Book – The night her father died, Alice Kingston was attacked by a Nightmare from another world. A year later she’s almost done with her training as a Dreamwalker, someone who stops the Nightmares from coming into our world where they grow even more powerful and dangerous. But Alice isn’t sure she wants to be a Dreamwalker. Sure, it’s great having superpowers and getting to fight monsters with magical weapons, and her mentor Hatta is gorgeous and wonderful, but it’s dangerous work. A girl was killed by police at a high school football game, and ever since Alice’s mom has gotten more and more protective. The choice might be taken away from her, though, when a mysterious knight appears and attacks Alice and Hatta, and may have designs on the whole of reality.

A combination of Alice in Wonderland, Buffy the Vampire Slayer, and #BlackGirlMagic, this was by far the most fun I’ve had with a book in ages. Alice is a delight, and it’s great to see Black girls get to be heroes in urban fantasy. I’m not a huge Alice in Wonderland fan, but I loved the way A Blade So Black takes elements from that story – the Red and White Queens, the vorpal blade, Hatta as the Mad Hatter – and incorporates them into a fresh new fantasy. My one complaint is that this is the first book in a series, and now I’m gonna have to wait at least a year to find out what happens next!

Every Heart a Doorway by Seanan McGuire

Book – Nancy’s parents don’t know what to do with her. She’s changed – she won’t wear colors any more, only shades of black and white; she doesn’t eat much, and sometimes, when no one’s looking, she goes very, very still. So they send her to Eleanor West’s Home for Wayward Children, where they hope she will become more like her old self. But Nancy’s parents don’t know what Eleanor West’s real business is. She counsels children who, like her, like Alice and Dorothy and the Pevensies, once stepped through a doorway into another world. And then they came home, to a world much less interesting than the one they’d visited (a different world for almost everyone), and more than anything they long to go back.

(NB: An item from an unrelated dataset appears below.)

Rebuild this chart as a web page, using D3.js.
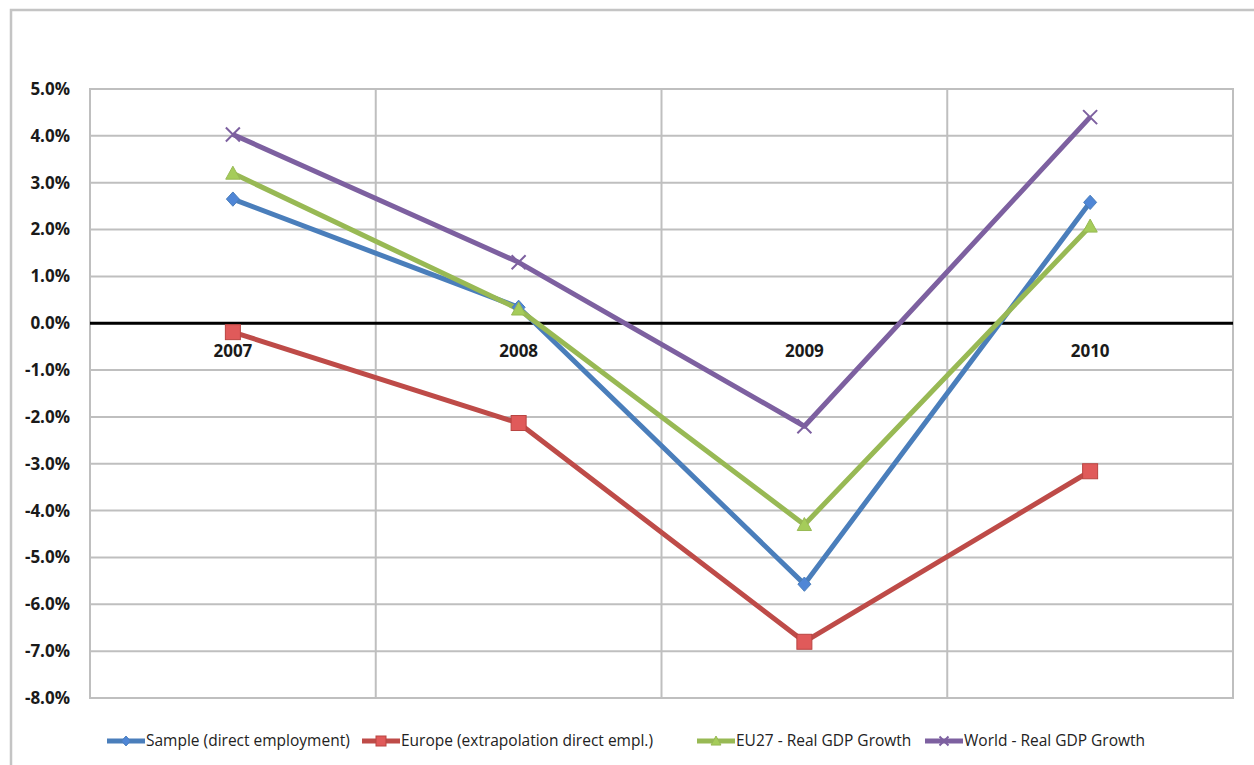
<!DOCTYPE html>
<html><head><meta charset="utf-8">
<script src="https://cdn.jsdelivr.net/npm/d3@7"></script>
<style>body{margin:0;background:#fff;}svg{display:block;}</style>
</head><body>
<svg id="c" width="1254" height="765"></svg>
<script>
const years = ["2007","2008","2009","2010"];
const sample = [2.65, 0.34, -5.57, 2.58];
const europe = [-0.19, -2.13, -6.80, -3.16];
const eu27 = [3.20, 0.30, -4.30, 2.07];
const world = [4.03, 1.30, -2.20, 4.40];
const yTicks = [5,4,3,2,1,0,-1,-2,-3,-4,-5,-6,-7,-8];
const seriesNames = ["Sample (direct employment)","Europe (extrapolation direct empl.)","EU27 - Real GDP Growth","World - Real GDP Growth"];

const series = [
  {name: seriesNames[0], values: sample, color:"#4a7ebb", fill:"#4f86d6", marker:"diamond"},
  {name: seriesNames[1], values: europe, color:"#be4b48", fill:"#e05a5a", marker:"square"},
  {name: seriesNames[2], values: eu27, color:"#98b954", fill:"#a5cc5a", marker:"triangle"},
  {name: seriesNames[3], values: world, color:"#7d60a0", fill:"#7d60a0", marker:"x"}
];

const svg = d3.select("#c");
const L = 90, R = 1233, T = 89, B = 698;
const x = d3.scaleBand().domain(years).range([L, R]);
const y = d3.scaleLinear().domain([-8, 5]).range([B, T]);
const FONT = "'Open Sans', sans-serif";

// outer frame
svg.append("path").attr("d", `M11,765 V10 H1254`).attr("fill","none").attr("stroke","#c4c4c4").attr("stroke-width",2.5);

// horizontal gridlines
svg.append("g").selectAll("line").data(yTicks).join("line")
  .attr("x1", L).attr("x2", R).attr("y1", d => y(d)).attr("y2", d => y(d))
  .attr("stroke","#bfbfbf").attr("stroke-width",2);
// vertical gridlines at category boundaries
const bounds = years.slice(1).map(d => x(d));
svg.append("g").selectAll("line").data(bounds).join("line")
  .attr("x1", d => d).attr("x2", d => d).attr("y1", T).attr("y2", B)
  .attr("stroke","#bfbfbf").attr("stroke-width",2);
// plot border
svg.append("rect").attr("x",L).attr("y",T).attr("width",R-L).attr("height",B-T)
  .attr("fill","none").attr("stroke","#bfbfbf").attr("stroke-width",2);
// zero line
svg.append("line").attr("x1",L).attr("x2",R).attr("y1",y(0)).attr("y2",y(0))
  .attr("stroke","#000").attr("stroke-width",3);

// y axis labels
const yAxis = d3.axisLeft(y).tickValues(yTicks)
  .tickFormat(d => (d < 0 ? "-" : "") + Math.abs(d).toFixed(1) + "%").tickSize(0).tickPadding(20);
const gy = svg.append("g").attr("transform",`translate(${L},0)`).call(yAxis);
gy.select(".domain").remove();
gy.selectAll("text").attr("font-family",FONT).attr("font-weight","bold")
  .attr("font-size",17).attr("fill","#1a1a1a");

// category labels
const xAxis = d3.axisBottom(x).tickSize(0).tickPadding(22);
const gx = svg.append("g").attr("transform",`translate(0,${y(0)})`).call(xAxis);
gx.select(".domain").remove();
gx.selectAll("text").attr("font-family",FONT).attr("font-weight","bold")
  .attr("font-size",17).attr("fill","#1a1a1a");

function drawMarker(g, type, s, color, fill){
  if(type==="diamond"){
    g.append("path").attr("d",`M0,${-s*0.55}L${s*0.5},0L0,${s*0.55}L${-s*0.5},0Z`).attr("fill",fill).attr("stroke",color).attr("stroke-width",1);
  } else if(type==="square"){
    g.append("rect").attr("x",-s/2).attr("y",-s/2).attr("width",s).attr("height",s).attr("fill",fill).attr("stroke","#b94441").attr("stroke-width",1);
  } else if(type==="triangle"){
    g.append("path").attr("d",`M0,${-s*0.55}L${s*0.55},${s*0.45}L${-s*0.55},${s*0.45}Z`).attr("fill",fill).attr("stroke",color).attr("stroke-width",1);
  } else {
    const h = s*0.5;
    g.append("path").attr("d",`M${-h},${-h}L${h},${h}M${-h},${h}L${h},${-h}`).attr("stroke",fill).attr("stroke-width",2);
  }
}

const line = d3.line().x((d,i) => x(years[i]) + x.bandwidth()/2).y(d => y(d));
series.forEach(s => {
  svg.append("path").datum(s.values).attr("d", line).attr("fill","none")
    .attr("stroke", s.color).attr("stroke-width",5).attr("stroke-linejoin","round");
});
series.forEach(s => {
  s.values.forEach((v,i) => {
    const g = svg.append("g").attr("transform",`translate(${x(years[i]) + x.bandwidth()/2},${y(v)})`);
    drawMarker(g, s.marker, s.marker==="square"?15:(s.marker==="x"?14:13), s.color, s.fill);
  });
});

// legend
const legX = [107, 362, 697, 925];
const legY = 741;
series.forEach((s,i) => {
  const g = svg.append("g").attr("transform",`translate(${legX[i]},${legY})`);
  g.append("line").attr("x1",0).attr("x2",38).attr("y1",0).attr("y2",0).attr("stroke",s.color).attr("stroke-width",5);
  const m = g.append("g").attr("transform","translate(19,0)");
  drawMarker(m, s.marker, s.marker==="square"?10:9, s.color, s.fill);
  g.append("text").attr("x",39).attr("y",0).attr("dy","0.35em").text(s.name)
    .attr("font-family",FONT).attr("font-size",15.5).attr("fill","#222");
});
</script>
</body></html>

This briskly-paced little novella is an idea wrapped in a murder mystery: what would that kind of adventure, the portal-fantasy adventures that so many of us grew up on and dreamed about, really do to a person? What would they be like when they came back? The mystery is just something to keep things moving along, to give us an excuse to hear about all these kids (many of them teenagers, but some younger) and the worlds they visited. Anyone who’s ever dreamed about falling into a fantasy world will relish this story (and its sequel, due out in June).